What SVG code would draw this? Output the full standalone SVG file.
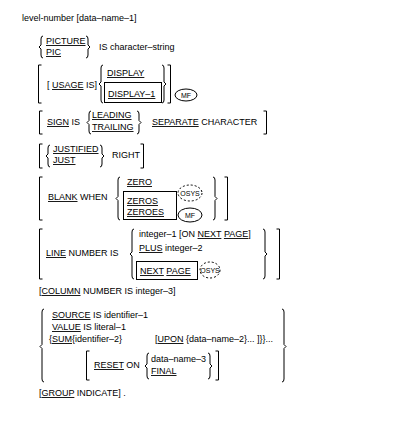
<svg xmlns="http://www.w3.org/2000/svg" width="400" height="425" viewBox="0 0 400 425">
<style>
text{font-family:"Liberation Sans",Arial,sans-serif;font-size:9px;fill:#000}
.u{text-decoration:underline}
.s{font-size:7px}
.b{fill:none;stroke:#000;stroke-width:1}
.d{fill:none;stroke:#000;stroke-width:1;stroke-dasharray:2 2}
</style>
<rect width="400" height="425" fill="#fff"/>
<g id="header"><text x="22" y="21">level-number [data–name–1]</text></g>
<g id="picture">
<path class="b" d="M43,36 Q41,36 41,39 V45 L39,47 L41,49 V55 Q41,58 43,58"/>
<text x="46" y="44" class="u">PICTURE</text>
<text x="46" y="55" class="u">PIC</text>
<path class="b" d="M86,36 Q88,36 88,39 V45 L90,47 L88,49 V55 Q88,58 86,58"/>
<text x="99" y="50">IS character–string</text>
</g>
<g id="usage">
<path class="b" d="M41.5,65 H38.5 V103 H41.5"/>
<text x="47" y="88">[ <tspan class="u">USAGE</tspan> IS]</text>
<path class="b" d="M103,65 Q101,65 101,68 V82 L99,84 L101,86 V100 Q101,103 103,103"/>
<text x="107" y="76" class="u">DISPLAY</text>
<rect class="b" x="104.5" y="82.5" width="57" height="20"/>
<text x="108" y="97" class="u">DISPLAY–1</text>
<path class="b" d="M162,65 Q164,65 164,68 V82 L166,84 L164,86 V100 Q164,103 162,103"/>
<path class="b" d="M167.5,65 H170.5 V103 H167.5"/>
<ellipse class="b" cx="186" cy="95" rx="11" ry="6"/>
<text x="186" y="97.5" class="s" text-anchor="middle">MF</text>
</g>
<g id="sign">
<path class="b" d="M42.5,111 H39.5 V134 H42.5"/>
<text x="47" y="125"><tspan class="u">SIGN</tspan> IS</text>
<path class="b" d="M91,111 Q89,111 89,114 V120.5 L87,122.5 L89,124.5 V131 Q89,134 91,134"/>
<text x="92" y="118" class="u">LEADING</text>
<text x="92" y="130" class="u">TRAILING</text>
<path class="b" d="M137,111 Q139,111 139,114 V120.5 L141,122.5 L139,124.5 V131 Q139,134 137,134"/>
<text x="152" y="125"><tspan class="u">SEPARATE</tspan> CHARACTER</text>
<path class="b" d="M263.5,111 H266.5 V134 H263.5"/>
</g>
<g id="justified">
<path class="b" d="M42.5,144 H39.5 V168 H42.5"/>
<path class="b" d="M50,145 Q48,145 48,148 V154 L46,156 L48,158 V164 Q48,167 50,167"/>
<text x="53" y="152" class="u">JUSTIFIED</text>
<text x="53" y="163" class="u">JUST</text>
<path class="b" d="M100,145 Q102,145 102,148 V154 L104,156 L102,158 V164 Q102,167 100,167"/>
<text x="112" y="158">RIGHT</text>
<path class="b" d="M140.5,144 H143.5 V168 H140.5"/>
</g>
<g id="blank">
<path class="b" d="M42.5,177 H39.5 V220 H42.5"/>
<text x="48" y="200"><tspan class="u">BLANK</tspan> WHEN</text>
<path class="b" d="M120,177 Q118,177 118,180 V196.5 L116,198.5 L118,200.5 V217 Q118,220 120,220"/>
<text x="127" y="185" class="u">ZERO</text>
<rect class="b" x="123.5" y="191.5" width="53" height="28"/>
<text x="127" y="204" class="u">ZEROS</text>
<text x="127" y="215" class="u">ZEROES</text>
<ellipse class="d" cx="190" cy="193" rx="12" ry="8"/>
<text x="190" y="195.5" class="s" text-anchor="middle">OSYS</text>
<ellipse class="b" cx="190" cy="215" rx="12" ry="7"/>
<text x="190" y="217.5" class="s" text-anchor="middle">MF</text>
<path class="b" d="M213,177 Q215,177 215,180 V196.5 L217,198.5 L215,200.5 V217 Q215,220 213,220"/>
<path class="b" d="M224.5,177 H227.5 V220 H224.5"/>
</g>
<g id="line">
<path class="b" d="M42.5,229 H39.5 V279 H42.5"/>
<text x="46" y="256"><tspan class="u">LINE</tspan> NUMBER IS</text>
<path class="b" d="M134,229 Q132,229 132,232 V252 L130,254 L132,256 V276 Q132,279 134,279"/>
<text x="139" y="237">integer–1 [ON <tspan class="u">NEXT</tspan> <tspan class="u">PAGE</tspan>]</text>
<text x="139" y="251"><tspan class="u">PLUS</tspan> integer–2</text>
<rect class="b" x="136.5" y="261.5" width="61" height="18"/>
<text x="140" y="274"><tspan class="u">NEXT</tspan> <tspan class="u">PAGE</tspan></text>
<ellipse class="d" cx="210" cy="270" rx="10" ry="8"/>
<text x="210" y="272.5" class="s" text-anchor="middle">OSYS</text>
<path class="b" d="M263,229 Q265,229 265,232 V252 L267,254 L265,256 V276 Q265,279 263,279"/>
<path class="b" d="M276.5,229 H279.5 V279 H276.5"/>
</g>
<g id="column"><text x="39" y="294">[<tspan class="u">COLUMN</tspan> NUMBER IS integer–3]</text></g>
<g id="source">
<path class="b" d="M44,309 Q42,309 42,312 V344.5 L40,346.5 L42,348.5 V379 Q42,382 44,382"/>
<text x="52" y="318"><tspan class="u">SOURCE</tspan> IS identifier–1</text>
<text x="52" y="330"><tspan class="u">VALUE</tspan> IS literal–1</text>
<text x="49" y="342">{<tspan class="u">SUM</tspan>{identifier–2}</text>
<text x="155" y="342">[<tspan class="u">UPON</tspan> {data–name–2}... ]}}...</text>
<path class="b" d="M89.5,351 H86.5 V380 H89.5"/>
<text x="94" y="368"><tspan class="u">RESET</tspan> ON</text>
<path class="b" d="M149,353 Q147,353 147,356 V364 L145,366 L147,368 V376 Q147,379 149,379"/>
<text x="151" y="362">data–name–3</text>
<text x="151" y="374" class="u">FINAL</text>
<path class="b" d="M208,353 Q210,353 210,356 V364 L212,366 L210,368 V376 Q210,379 208,379"/>
<path class="b" d="M215.5,351 H218.5 V380 H215.5"/>
<path class="b" d="M282,309 Q284,309 284,312 V344.5 L286,346.5 L284,348.5 V379 Q284,382 282,382"/>
</g>
<g id="group"><text x="39" y="396">[<tspan class="u">GROUP</tspan> INDICATE] .</text></g>
</svg>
##############################
» EXERCISE BRIEF: Images in the data above are to be skipped. Retype all other material exactly.

» SOLUTION FOR THIS PROBLEM:
What SVG code would draw this? Output the full standalone SVG file.
<svg xmlns="http://www.w3.org/2000/svg" width="400" height="425" viewBox="0 0 400 425">
<style>
text{font-family:"Liberation Sans",Arial,sans-serif;font-size:9px;fill:#000}
.u{text-decoration:underline}
.s{font-size:7px}
.b{fill:none;stroke:#000;stroke-width:1}
.d{fill:none;stroke:#000;stroke-width:1;stroke-dasharray:2 2}
</style>
<rect width="400" height="425" fill="#fff"/>
<g id="header"><text x="22" y="21">level-number [data–name–1]</text></g>
<g id="picture">
<path class="b" d="M43,36 Q41,36 41,39 V45 L39,47 L41,49 V55 Q41,58 43,58"/>
<text x="46" y="44" class="u">PICTURE</text>
<text x="46" y="55" class="u">PIC</text>
<path class="b" d="M86,36 Q88,36 88,39 V45 L90,47 L88,49 V55 Q88,58 86,58"/>
<text x="99" y="50">IS character–string</text>
</g>
<g id="usage">
<path class="b" d="M41.5,65 H38.5 V103 H41.5"/>
<text x="47" y="88">[ <tspan class="u">USAGE</tspan> IS]</text>
<path class="b" d="M103,65 Q101,65 101,68 V82 L99,84 L101,86 V100 Q101,103 103,103"/>
<text x="107" y="76" class="u">DISPLAY</text>
<rect class="b" x="104.5" y="82.5" width="57" height="20"/>
<text x="108" y="97" class="u">DISPLAY–1</text>
<path class="b" d="M162,65 Q164,65 164,68 V82 L166,84 L164,86 V100 Q164,103 162,103"/>
<path class="b" d="M167.5,65 H170.5 V103 H167.5"/>
<ellipse class="b" cx="186" cy="95" rx="11" ry="6"/>
<text x="186" y="97.5" class="s" text-anchor="middle">MF</text>
</g>
<g id="sign">
<path class="b" d="M42.5,111 H39.5 V134 H42.5"/>
<text x="47" y="125"><tspan class="u">SIGN</tspan> IS</text>
<path class="b" d="M91,111 Q89,111 89,114 V120.5 L87,122.5 L89,124.5 V131 Q89,134 91,134"/>
<text x="92" y="118" class="u">LEADING</text>
<text x="92" y="130" class="u">TRAILING</text>
<path class="b" d="M137,111 Q139,111 139,114 V120.5 L141,122.5 L139,124.5 V131 Q139,134 137,134"/>
<text x="152" y="125"><tspan class="u">SEPARATE</tspan> CHARACTER</text>
<path class="b" d="M263.5,111 H266.5 V134 H263.5"/>
</g>
<g id="justified">
<path class="b" d="M42.5,144 H39.5 V168 H42.5"/>
<path class="b" d="M50,145 Q48,145 48,148 V154 L46,156 L48,158 V164 Q48,167 50,167"/>
<text x="53" y="152" class="u">JUSTIFIED</text>
<text x="53" y="163" class="u">JUST</text>
<path class="b" d="M100,145 Q102,145 102,148 V154 L104,156 L102,158 V164 Q102,167 100,167"/>
<text x="112" y="158">RIGHT</text>
<path class="b" d="M140.5,144 H143.5 V168 H140.5"/>
</g>
<g id="blank">
<path class="b" d="M42.5,177 H39.5 V220 H42.5"/>
<text x="48" y="200"><tspan class="u">BLANK</tspan> WHEN</text>
<path class="b" d="M120,177 Q118,177 118,180 V196.5 L116,198.5 L118,200.5 V217 Q118,220 120,220"/>
<text x="127" y="185" class="u">ZERO</text>
<rect class="b" x="123.5" y="191.5" width="53" height="28"/>
<text x="127" y="204" class="u">ZEROS</text>
<text x="127" y="215" class="u">ZEROES</text>
<ellipse class="d" cx="190" cy="193" rx="12" ry="8"/>
<text x="190" y="195.5" class="s" text-anchor="middle">OSYS</text>
<ellipse class="b" cx="190" cy="215" rx="12" ry="7"/>
<text x="190" y="217.5" class="s" text-anchor="middle">MF</text>
<path class="b" d="M213,177 Q215,177 215,180 V196.5 L217,198.5 L215,200.5 V217 Q215,220 213,220"/>
<path class="b" d="M224.5,177 H227.5 V220 H224.5"/>
</g>
<g id="line">
<path class="b" d="M42.5,229 H39.5 V279 H42.5"/>
<text x="46" y="256"><tspan class="u">LINE</tspan> NUMBER IS</text>
<path class="b" d="M134,229 Q132,229 132,232 V252 L130,254 L132,256 V276 Q132,279 134,279"/>
<text x="139" y="237">integer–1 [ON <tspan class="u">NEXT</tspan> <tspan class="u">PAGE</tspan>]</text>
<text x="139" y="251"><tspan class="u">PLUS</tspan> integer–2</text>
<rect class="b" x="136.5" y="261.5" width="61" height="18"/>
<text x="140" y="274"><tspan class="u">NEXT</tspan> <tspan class="u">PAGE</tspan></text>
<ellipse class="d" cx="210" cy="270" rx="10" ry="8"/>
<text x="210" y="272.5" class="s" text-anchor="middle">OSYS</text>
<path class="b" d="M263,229 Q265,229 265,232 V252 L267,254 L265,256 V276 Q265,279 263,279"/>
<path class="b" d="M276.5,229 H279.5 V279 H276.5"/>
</g>
<g id="column"><text x="39" y="294">[<tspan class="u">COLUMN</tspan> NUMBER IS integer–3]</text></g>
<g id="source">
<path class="b" d="M44,309 Q42,309 42,312 V344.5 L40,346.5 L42,348.5 V379 Q42,382 44,382"/>
<text x="52" y="318"><tspan class="u">SOURCE</tspan> IS identifier–1</text>
<text x="52" y="330"><tspan class="u">VALUE</tspan> IS literal–1</text>
<text x="49" y="342">{<tspan class="u">SUM</tspan>{identifier–2}</text>
<text x="155" y="342">[<tspan class="u">UPON</tspan> {data–name–2}... ]}}...</text>
<path class="b" d="M89.5,351 H86.5 V380 H89.5"/>
<text x="94" y="368"><tspan class="u">RESET</tspan> ON</text>
<path class="b" d="M149,353 Q147,353 147,356 V364 L145,366 L147,368 V376 Q147,379 149,379"/>
<text x="151" y="362">data–name–3</text>
<text x="151" y="374" class="u">FINAL</text>
<path class="b" d="M208,353 Q210,353 210,356 V364 L212,366 L210,368 V376 Q210,379 208,379"/>
<path class="b" d="M215.5,351 H218.5 V380 H215.5"/>
<path class="b" d="M282,309 Q284,309 284,312 V344.5 L286,346.5 L284,348.5 V379 Q284,382 282,382"/>
</g>
<g id="group"><text x="39" y="396">[<tspan class="u">GROUP</tspan> INDICATE] .</text></g>
</svg>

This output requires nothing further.